On current offences, in the men’s estate, there were 87 transgender women with a conviction for at least one sexual offence. In the women’s estate, the number of transgender women with a conviction for at least one sexual offence was fewer than 5. This includes prisoners with a GRC.
Where transgender prisoners with GRCs are deemed too high risk to be held in the general women’s estate, they can be held on E Wing, part of HMP Downview. This allows them to be held separately with only supervised contact with other women.’
On these numbers, we can say with some confidence that last year there were between 142 and 145 transwomen in the male prison estate. (This is 146 minus a number between one and four). And 87 of those prisoners had at least one conviction for a sexual offence.
This means that the proportion of male-born transwomen in the prison system who are sex offenders is between 60 per cent and 61.3 per cent.
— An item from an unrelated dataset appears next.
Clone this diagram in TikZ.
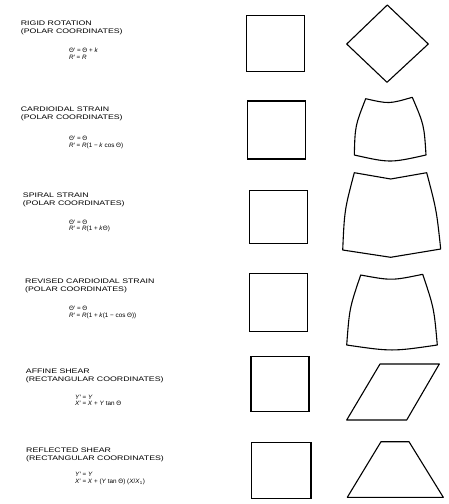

That is significantly higher than the roughly 18 per cent of the general population of the male estate who are jailed for sexual offences. It is also a lot higher than the 41 per cent estimate that Fair Play for Women made in 2018, to some controversy.
My calculations are made on the basis of figures for trans prisoners who do not hold a gender recognition certificate indicating a full legal change of gender status. This refers to people who are designated as transwomen on the basis of their own declaration, not the determination of the state.
So do these figures indicate that trans people are more inclined than others to commit sexual offences? I do not believe these figures offer such evidence. I also think that more people on the gender critical side should accept that, since that would make it easier to focus this debate more narrowly, on predatory men who might exploit trans-inclusive policies.
Do these figures suggest that men who commit sexual offences are more likely than others to claim to be transgender? I think that possibility should be given more attention, not least by trans-rights advocates. If it is the case that predatory males are exploiting trans-inclusive policies for their own ends, those who champion those policies should be deeply concerned, since this could not just undermine those policies but also adversely shape wider public debate. Anyone seeking a more tolerant climate of opinion for trans people should have a very clear interest in identifying – and condemning – cases where predatory males proclaim a trans identity for malign purposes.
It might not be obvious, but there is potentially a significant shared interest here. In other words, at the heart of this heated and emotive issue, there could just be some common ground to be found. The journey towards that ground should be paved with facts, which is why I think that parliamentary answer deserves some attention and should lead to further investigation.